(Written instruction): Lines containing the word "with" should be extracted in full.

(Data section):
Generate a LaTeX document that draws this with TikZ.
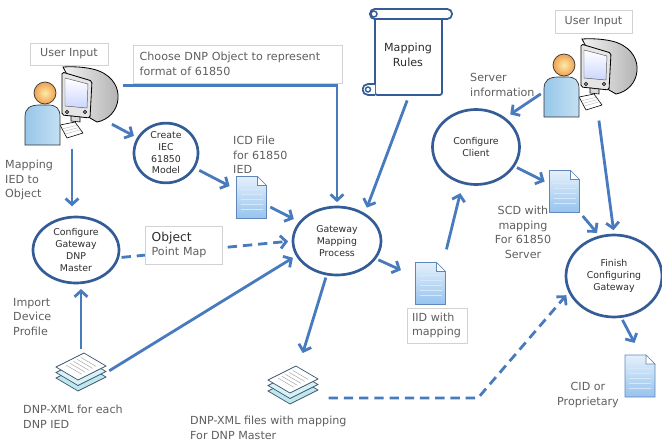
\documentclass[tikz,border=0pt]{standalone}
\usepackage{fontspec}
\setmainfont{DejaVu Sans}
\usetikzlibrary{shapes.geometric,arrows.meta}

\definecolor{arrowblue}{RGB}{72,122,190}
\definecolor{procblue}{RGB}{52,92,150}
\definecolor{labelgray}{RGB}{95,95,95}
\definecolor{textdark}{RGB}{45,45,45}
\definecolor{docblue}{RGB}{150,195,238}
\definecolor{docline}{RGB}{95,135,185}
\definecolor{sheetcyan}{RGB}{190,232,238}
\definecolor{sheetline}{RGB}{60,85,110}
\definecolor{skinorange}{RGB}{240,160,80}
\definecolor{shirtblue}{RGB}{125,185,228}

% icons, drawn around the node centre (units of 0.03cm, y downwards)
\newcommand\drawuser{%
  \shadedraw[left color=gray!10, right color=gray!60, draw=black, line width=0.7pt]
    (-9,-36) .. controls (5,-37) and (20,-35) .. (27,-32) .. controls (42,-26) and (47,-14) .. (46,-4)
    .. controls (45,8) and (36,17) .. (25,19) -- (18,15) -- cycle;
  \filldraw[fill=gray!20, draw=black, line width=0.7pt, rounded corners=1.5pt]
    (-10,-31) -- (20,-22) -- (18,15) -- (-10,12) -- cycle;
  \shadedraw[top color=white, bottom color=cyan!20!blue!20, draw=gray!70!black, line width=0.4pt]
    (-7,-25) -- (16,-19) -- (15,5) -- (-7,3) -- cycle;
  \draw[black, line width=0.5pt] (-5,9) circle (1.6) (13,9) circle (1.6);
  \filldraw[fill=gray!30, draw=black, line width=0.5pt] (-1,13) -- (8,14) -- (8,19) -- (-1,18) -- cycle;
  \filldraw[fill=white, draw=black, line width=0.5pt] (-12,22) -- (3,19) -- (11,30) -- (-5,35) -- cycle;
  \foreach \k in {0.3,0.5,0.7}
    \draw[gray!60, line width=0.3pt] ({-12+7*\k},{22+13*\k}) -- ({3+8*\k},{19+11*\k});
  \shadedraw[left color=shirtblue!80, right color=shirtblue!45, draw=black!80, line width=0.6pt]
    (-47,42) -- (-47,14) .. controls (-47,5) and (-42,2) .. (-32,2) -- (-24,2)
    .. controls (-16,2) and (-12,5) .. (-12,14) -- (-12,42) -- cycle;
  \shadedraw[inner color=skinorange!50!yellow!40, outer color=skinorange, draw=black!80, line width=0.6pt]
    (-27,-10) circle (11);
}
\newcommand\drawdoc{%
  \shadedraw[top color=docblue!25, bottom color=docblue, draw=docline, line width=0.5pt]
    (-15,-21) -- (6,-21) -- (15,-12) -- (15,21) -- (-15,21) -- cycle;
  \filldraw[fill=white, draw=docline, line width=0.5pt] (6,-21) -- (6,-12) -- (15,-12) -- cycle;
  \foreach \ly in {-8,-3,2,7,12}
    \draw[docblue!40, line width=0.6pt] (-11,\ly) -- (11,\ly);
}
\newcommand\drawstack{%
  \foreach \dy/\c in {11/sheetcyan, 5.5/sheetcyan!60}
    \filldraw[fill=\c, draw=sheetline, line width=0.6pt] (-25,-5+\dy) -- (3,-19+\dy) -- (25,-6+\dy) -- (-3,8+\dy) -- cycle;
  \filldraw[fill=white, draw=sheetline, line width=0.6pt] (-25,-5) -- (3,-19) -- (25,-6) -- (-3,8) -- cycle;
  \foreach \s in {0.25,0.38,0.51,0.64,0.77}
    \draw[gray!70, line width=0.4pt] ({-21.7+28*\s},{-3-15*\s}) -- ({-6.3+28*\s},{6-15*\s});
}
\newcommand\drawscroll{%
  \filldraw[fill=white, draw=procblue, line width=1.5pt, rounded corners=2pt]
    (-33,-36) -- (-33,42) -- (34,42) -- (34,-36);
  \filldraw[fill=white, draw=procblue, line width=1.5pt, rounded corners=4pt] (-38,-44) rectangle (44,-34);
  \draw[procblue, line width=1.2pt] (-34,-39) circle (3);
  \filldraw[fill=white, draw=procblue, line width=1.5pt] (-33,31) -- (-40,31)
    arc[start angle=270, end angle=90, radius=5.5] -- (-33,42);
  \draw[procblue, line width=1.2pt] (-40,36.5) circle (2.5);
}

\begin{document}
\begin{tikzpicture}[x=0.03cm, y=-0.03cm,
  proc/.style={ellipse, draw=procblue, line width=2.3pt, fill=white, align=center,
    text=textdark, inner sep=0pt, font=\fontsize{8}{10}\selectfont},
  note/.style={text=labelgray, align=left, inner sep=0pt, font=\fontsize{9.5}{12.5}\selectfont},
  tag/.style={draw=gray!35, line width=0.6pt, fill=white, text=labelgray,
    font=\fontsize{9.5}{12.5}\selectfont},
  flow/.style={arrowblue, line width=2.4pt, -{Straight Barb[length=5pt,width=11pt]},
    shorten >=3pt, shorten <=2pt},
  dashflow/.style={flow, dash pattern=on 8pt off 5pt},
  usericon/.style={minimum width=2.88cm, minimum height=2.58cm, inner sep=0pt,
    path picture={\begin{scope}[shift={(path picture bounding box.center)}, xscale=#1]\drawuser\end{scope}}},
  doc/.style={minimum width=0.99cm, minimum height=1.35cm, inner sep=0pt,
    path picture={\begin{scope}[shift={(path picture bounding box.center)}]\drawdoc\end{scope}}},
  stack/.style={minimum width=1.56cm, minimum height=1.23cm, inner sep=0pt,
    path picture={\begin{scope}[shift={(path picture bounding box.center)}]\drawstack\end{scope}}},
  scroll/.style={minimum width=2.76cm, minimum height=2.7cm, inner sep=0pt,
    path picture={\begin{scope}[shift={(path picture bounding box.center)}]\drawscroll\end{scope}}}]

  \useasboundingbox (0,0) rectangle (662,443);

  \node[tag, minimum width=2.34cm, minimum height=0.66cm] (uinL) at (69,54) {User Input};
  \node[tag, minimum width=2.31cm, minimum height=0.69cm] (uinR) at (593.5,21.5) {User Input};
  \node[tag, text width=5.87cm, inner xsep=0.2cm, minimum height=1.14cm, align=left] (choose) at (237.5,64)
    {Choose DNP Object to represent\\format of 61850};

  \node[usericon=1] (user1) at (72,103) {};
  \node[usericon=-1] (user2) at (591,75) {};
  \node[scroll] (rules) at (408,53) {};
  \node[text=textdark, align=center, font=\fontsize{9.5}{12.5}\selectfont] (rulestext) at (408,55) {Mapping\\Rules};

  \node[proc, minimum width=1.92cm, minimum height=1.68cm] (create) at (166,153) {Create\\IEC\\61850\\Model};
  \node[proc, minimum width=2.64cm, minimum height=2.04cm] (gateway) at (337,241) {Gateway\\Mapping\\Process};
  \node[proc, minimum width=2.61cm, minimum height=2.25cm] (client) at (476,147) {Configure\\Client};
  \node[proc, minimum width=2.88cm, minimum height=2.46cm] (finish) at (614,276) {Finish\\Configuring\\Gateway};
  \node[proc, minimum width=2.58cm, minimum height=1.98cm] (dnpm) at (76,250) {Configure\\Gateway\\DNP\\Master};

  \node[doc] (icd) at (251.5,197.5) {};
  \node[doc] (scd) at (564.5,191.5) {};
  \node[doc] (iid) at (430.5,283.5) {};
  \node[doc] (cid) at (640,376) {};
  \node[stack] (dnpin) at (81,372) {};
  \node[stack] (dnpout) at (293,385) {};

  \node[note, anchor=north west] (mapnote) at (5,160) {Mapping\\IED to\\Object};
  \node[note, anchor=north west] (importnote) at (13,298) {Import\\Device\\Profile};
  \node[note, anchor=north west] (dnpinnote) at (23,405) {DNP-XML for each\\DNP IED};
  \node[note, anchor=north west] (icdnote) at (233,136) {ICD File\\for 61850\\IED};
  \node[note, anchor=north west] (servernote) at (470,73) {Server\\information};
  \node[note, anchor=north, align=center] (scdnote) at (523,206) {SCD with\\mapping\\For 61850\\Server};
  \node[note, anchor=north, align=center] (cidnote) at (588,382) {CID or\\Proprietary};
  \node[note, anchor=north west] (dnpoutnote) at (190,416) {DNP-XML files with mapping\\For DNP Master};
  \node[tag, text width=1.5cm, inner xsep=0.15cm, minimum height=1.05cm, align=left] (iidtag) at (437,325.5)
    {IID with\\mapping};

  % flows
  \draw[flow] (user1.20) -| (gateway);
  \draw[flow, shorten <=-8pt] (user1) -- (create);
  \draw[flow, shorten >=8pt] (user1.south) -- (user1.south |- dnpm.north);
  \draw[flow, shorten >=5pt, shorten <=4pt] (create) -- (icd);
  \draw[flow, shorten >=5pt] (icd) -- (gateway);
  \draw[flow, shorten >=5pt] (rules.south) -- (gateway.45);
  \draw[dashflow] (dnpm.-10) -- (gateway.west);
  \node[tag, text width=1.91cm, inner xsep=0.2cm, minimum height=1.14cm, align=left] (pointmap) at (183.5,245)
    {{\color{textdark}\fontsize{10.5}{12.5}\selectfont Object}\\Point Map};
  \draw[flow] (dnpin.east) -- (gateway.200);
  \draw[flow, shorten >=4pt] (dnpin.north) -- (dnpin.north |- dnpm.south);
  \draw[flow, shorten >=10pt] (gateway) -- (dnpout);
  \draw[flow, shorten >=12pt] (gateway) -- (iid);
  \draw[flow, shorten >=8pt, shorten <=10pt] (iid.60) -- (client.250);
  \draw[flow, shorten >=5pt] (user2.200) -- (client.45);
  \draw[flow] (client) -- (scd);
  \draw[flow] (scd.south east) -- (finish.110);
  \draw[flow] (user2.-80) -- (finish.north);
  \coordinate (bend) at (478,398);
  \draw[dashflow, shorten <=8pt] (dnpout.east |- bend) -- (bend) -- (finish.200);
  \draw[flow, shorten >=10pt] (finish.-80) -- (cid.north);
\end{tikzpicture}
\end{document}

(Final result):
Generate a LaTeX document that draws this with TikZ.
  \node[note, anchor=north, align=center] (scdnote) at (523,206) {SCD with\\mapping\\For 61850\\Server};
  \node[note, anchor=north west] (dnpoutnote) at (190,416) {DNP-XML files with mapping\\For DNP Master};
    {IID with\\mapping};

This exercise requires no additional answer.